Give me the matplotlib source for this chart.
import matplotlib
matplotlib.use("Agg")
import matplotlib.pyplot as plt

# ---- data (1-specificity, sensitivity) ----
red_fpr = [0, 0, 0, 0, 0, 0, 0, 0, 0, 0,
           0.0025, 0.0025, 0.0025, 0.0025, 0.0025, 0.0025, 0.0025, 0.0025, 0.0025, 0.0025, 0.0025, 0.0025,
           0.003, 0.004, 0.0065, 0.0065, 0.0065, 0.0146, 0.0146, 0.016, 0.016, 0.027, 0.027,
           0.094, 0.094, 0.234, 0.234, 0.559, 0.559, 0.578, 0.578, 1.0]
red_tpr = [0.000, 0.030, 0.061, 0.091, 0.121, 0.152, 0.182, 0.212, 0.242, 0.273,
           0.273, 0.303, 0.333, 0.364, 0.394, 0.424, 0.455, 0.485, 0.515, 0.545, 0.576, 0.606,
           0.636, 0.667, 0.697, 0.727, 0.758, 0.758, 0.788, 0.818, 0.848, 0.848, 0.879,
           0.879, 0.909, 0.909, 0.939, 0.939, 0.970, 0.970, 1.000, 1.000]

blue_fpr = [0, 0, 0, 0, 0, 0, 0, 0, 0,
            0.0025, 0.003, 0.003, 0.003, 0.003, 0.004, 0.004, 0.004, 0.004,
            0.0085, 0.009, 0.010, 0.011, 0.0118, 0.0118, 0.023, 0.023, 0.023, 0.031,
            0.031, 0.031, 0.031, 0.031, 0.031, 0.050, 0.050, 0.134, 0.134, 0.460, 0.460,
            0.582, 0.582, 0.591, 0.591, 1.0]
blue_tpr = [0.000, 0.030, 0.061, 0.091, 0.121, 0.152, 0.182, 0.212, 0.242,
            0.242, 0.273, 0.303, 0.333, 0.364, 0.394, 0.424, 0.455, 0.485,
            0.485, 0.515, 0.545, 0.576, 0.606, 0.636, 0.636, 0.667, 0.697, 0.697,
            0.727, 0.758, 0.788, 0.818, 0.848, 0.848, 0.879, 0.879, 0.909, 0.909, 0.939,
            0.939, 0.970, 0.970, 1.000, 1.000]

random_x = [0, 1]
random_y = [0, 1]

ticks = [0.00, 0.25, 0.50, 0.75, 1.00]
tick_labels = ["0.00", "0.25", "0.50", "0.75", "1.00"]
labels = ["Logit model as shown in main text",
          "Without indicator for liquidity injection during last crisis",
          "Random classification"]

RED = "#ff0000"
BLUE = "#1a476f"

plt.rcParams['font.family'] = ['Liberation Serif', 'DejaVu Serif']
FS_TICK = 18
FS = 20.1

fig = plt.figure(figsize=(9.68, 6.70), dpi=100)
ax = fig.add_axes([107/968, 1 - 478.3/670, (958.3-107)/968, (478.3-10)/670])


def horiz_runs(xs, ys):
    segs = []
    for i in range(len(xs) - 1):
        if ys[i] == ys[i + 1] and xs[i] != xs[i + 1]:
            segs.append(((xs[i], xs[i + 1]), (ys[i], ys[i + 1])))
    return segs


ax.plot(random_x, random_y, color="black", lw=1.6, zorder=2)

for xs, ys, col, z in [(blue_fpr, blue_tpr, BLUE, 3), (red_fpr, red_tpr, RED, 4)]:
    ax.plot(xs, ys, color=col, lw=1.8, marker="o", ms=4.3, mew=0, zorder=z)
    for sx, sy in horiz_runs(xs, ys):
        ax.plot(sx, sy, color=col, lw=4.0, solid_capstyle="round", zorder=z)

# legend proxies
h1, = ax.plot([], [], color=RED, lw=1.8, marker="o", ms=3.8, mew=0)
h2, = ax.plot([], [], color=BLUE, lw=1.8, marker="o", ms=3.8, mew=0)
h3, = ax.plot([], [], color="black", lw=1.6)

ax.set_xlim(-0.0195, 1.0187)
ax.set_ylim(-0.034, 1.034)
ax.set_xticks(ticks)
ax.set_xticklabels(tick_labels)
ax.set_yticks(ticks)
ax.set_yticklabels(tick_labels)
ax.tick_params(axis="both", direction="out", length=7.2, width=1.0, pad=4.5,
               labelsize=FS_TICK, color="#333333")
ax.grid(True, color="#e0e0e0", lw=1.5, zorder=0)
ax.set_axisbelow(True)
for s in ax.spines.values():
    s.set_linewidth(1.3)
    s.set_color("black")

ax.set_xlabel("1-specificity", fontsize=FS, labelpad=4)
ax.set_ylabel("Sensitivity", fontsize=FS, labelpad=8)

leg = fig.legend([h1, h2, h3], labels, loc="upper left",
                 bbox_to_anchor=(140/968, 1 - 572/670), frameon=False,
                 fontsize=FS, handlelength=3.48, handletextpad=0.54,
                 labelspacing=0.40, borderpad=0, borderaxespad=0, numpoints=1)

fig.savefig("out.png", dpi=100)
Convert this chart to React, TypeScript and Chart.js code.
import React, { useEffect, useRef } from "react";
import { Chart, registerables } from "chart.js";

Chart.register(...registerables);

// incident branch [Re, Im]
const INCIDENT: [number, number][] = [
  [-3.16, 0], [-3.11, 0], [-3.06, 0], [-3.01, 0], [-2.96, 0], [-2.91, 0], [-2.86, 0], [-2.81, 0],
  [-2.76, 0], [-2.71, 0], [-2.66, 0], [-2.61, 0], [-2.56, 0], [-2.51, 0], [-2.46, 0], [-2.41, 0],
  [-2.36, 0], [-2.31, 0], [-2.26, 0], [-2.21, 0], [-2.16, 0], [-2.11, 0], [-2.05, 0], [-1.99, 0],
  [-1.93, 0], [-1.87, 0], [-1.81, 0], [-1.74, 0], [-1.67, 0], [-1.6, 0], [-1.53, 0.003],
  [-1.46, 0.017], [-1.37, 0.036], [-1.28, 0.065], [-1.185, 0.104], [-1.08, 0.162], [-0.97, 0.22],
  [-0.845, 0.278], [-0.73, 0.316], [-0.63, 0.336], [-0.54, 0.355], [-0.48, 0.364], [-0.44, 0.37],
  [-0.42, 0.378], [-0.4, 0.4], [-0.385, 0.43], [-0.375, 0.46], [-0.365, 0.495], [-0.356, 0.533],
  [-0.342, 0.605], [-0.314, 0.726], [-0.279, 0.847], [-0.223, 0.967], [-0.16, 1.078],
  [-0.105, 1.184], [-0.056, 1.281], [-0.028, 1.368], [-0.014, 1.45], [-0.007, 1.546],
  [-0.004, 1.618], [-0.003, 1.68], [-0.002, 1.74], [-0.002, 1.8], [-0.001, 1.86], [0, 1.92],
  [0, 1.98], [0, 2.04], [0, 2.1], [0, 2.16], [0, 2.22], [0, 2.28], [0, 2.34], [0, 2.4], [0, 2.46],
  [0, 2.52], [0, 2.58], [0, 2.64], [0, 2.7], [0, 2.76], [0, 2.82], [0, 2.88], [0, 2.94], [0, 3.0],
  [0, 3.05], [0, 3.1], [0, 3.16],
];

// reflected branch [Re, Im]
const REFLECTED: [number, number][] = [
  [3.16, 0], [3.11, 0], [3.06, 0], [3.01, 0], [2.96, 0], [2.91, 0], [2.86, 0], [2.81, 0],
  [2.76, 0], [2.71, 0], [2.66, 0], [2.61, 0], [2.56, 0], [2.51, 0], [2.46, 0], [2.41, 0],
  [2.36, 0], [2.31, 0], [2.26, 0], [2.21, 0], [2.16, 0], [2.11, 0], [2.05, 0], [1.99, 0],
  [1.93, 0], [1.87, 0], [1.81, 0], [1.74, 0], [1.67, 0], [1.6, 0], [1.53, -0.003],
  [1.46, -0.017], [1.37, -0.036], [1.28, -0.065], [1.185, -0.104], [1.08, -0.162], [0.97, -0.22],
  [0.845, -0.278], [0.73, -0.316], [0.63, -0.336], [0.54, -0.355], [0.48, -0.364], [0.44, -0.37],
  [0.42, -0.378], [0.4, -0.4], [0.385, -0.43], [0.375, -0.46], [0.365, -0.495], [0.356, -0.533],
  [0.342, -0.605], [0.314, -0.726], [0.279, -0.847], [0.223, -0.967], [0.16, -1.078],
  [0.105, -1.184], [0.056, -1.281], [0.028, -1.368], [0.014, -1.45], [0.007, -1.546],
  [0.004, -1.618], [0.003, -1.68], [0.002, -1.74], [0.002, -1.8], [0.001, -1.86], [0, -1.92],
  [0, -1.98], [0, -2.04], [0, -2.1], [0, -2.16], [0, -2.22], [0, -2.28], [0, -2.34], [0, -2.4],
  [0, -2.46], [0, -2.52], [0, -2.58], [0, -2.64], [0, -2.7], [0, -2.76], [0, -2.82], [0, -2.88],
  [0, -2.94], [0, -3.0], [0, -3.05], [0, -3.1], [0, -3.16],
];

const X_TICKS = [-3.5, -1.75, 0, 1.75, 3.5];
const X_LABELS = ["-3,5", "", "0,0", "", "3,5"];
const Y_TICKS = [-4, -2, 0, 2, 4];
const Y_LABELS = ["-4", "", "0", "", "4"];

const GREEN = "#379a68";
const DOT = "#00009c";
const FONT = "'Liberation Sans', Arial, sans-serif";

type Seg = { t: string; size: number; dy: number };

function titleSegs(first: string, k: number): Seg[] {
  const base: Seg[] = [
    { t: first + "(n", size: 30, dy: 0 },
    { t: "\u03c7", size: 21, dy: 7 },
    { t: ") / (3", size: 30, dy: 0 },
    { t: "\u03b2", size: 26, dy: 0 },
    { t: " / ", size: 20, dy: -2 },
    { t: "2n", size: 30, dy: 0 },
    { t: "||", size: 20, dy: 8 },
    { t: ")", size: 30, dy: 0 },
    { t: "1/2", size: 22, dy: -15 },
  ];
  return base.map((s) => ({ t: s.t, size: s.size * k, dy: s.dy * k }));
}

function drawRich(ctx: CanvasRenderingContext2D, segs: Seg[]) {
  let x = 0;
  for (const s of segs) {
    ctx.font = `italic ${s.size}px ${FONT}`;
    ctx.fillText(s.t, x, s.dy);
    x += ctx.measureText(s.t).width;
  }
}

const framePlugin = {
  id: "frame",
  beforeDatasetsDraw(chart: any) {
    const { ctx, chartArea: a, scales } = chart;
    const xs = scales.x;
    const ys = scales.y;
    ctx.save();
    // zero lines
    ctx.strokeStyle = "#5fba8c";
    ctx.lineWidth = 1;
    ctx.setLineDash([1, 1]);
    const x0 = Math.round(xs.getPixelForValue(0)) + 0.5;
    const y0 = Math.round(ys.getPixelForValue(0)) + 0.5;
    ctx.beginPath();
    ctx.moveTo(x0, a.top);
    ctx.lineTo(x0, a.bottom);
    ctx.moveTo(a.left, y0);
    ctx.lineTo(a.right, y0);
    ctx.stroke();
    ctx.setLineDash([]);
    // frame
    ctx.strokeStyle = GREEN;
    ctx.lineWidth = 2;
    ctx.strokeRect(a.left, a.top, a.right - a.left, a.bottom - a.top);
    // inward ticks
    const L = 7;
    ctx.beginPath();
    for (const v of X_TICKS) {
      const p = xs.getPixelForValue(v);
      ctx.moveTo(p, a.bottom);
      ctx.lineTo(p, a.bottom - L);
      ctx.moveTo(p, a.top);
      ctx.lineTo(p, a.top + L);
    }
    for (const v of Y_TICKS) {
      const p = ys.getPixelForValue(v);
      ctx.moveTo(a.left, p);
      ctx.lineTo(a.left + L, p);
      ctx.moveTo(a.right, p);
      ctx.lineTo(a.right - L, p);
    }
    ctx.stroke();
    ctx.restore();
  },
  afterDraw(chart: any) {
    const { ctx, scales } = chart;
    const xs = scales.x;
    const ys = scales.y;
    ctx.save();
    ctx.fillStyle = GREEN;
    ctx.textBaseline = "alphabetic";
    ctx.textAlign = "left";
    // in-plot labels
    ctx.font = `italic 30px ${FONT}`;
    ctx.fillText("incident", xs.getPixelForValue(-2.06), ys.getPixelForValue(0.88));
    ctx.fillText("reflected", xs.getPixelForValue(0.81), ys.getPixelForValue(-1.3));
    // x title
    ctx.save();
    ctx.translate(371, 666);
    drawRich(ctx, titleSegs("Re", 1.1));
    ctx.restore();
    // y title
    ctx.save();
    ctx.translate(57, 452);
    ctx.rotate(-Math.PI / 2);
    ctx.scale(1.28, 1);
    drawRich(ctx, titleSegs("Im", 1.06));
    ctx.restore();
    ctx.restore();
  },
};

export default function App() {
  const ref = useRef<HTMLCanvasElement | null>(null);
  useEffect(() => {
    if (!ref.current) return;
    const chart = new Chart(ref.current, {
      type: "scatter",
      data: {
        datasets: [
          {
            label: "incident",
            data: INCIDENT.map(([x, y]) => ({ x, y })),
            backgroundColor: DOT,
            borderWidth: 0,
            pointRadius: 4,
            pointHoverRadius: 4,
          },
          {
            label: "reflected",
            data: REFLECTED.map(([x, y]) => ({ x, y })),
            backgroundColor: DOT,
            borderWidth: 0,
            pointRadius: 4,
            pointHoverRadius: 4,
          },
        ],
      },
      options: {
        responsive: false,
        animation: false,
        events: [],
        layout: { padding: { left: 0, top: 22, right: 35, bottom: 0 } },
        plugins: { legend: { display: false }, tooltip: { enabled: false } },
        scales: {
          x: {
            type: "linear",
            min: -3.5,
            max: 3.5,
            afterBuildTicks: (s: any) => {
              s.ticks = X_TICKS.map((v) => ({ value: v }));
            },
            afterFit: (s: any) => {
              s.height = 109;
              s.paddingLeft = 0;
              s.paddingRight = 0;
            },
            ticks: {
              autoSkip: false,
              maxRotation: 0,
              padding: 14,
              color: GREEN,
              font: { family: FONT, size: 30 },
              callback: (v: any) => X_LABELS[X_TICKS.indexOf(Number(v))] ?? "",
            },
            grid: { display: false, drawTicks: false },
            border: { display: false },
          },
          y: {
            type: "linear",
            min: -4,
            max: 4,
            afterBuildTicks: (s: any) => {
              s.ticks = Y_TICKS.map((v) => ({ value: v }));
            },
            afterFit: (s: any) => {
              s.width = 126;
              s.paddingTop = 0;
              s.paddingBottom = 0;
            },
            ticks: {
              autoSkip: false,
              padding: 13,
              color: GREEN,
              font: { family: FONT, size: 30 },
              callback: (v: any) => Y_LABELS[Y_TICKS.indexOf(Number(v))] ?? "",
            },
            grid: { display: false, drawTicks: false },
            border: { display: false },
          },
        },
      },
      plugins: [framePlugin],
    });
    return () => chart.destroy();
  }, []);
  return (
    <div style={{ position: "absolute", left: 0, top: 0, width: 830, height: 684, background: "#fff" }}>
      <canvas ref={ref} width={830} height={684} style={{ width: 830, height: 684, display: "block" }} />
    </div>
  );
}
- - - -
To do:
Quote, with nothing altered, all lines from the start of the entries to the line that carries "import matplotlib.pyplot as plt", inclusive.

Final result:
Give me the matplotlib source for this chart.
import matplotlib
matplotlib.use("Agg")
import matplotlib.pyplot as plt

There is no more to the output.